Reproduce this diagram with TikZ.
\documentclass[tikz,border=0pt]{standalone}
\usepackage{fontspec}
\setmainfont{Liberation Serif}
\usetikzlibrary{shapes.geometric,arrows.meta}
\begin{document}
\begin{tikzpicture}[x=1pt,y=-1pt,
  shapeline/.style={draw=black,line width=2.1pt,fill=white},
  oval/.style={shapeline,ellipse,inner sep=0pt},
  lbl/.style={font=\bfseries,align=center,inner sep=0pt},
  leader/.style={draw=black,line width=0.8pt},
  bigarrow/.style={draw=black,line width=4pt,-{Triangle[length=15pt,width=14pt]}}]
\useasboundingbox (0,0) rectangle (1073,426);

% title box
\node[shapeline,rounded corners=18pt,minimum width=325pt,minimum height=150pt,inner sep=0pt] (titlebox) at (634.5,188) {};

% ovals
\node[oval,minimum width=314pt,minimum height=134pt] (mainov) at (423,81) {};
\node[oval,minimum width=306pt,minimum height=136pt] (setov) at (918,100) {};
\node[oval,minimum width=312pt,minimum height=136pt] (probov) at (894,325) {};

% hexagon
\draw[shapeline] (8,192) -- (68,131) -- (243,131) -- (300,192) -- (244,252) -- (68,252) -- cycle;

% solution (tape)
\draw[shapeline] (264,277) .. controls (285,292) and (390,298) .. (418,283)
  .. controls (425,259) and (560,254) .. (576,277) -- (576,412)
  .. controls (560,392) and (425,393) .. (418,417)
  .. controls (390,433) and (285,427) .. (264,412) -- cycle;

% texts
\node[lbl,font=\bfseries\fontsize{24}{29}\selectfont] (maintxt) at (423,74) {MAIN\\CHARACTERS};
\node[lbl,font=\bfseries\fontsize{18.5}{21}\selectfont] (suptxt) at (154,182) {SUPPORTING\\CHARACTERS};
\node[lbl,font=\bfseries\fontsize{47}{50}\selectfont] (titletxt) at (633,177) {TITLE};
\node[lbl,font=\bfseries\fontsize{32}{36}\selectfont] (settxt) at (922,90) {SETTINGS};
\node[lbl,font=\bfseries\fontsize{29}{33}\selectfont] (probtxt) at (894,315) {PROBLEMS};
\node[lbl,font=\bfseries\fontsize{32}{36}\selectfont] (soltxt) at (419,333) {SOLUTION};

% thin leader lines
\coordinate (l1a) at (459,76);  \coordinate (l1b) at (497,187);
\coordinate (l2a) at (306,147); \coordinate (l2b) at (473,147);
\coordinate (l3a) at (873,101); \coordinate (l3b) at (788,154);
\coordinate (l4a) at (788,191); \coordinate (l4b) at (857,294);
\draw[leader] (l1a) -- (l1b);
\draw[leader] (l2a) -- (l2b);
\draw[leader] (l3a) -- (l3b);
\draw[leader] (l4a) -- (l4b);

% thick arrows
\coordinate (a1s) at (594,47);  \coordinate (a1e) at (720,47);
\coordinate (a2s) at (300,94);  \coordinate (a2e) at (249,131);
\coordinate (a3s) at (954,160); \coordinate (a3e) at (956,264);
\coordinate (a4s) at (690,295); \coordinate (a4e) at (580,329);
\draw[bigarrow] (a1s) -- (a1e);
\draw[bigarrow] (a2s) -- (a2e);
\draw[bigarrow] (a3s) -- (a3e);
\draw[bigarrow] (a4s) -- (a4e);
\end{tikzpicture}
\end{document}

---

**Written problem:** Please reproduce exactly the lines above, beginning with the first and ending with the line that contains "(0,0) rectangle (1073,426);", and include nothing outside that range.

**Correct result:**
Reproduce this diagram with TikZ.
\documentclass[tikz,border=0pt]{standalone}
\usepackage{fontspec}
\setmainfont{Liberation Serif}
\usetikzlibrary{shapes.geometric,arrows.meta}
\begin{document}
\begin{tikzpicture}[x=1pt,y=-1pt,
  shapeline/.style={draw=black,line width=2.1pt,fill=white},
  oval/.style={shapeline,ellipse,inner sep=0pt},
  lbl/.style={font=\bfseries,align=center,inner sep=0pt},
  leader/.style={draw=black,line width=0.8pt},
  bigarrow/.style={draw=black,line width=4pt,-{Triangle[length=15pt,width=14pt]}}]
\useasboundingbox (0,0) rectangle (1073,426);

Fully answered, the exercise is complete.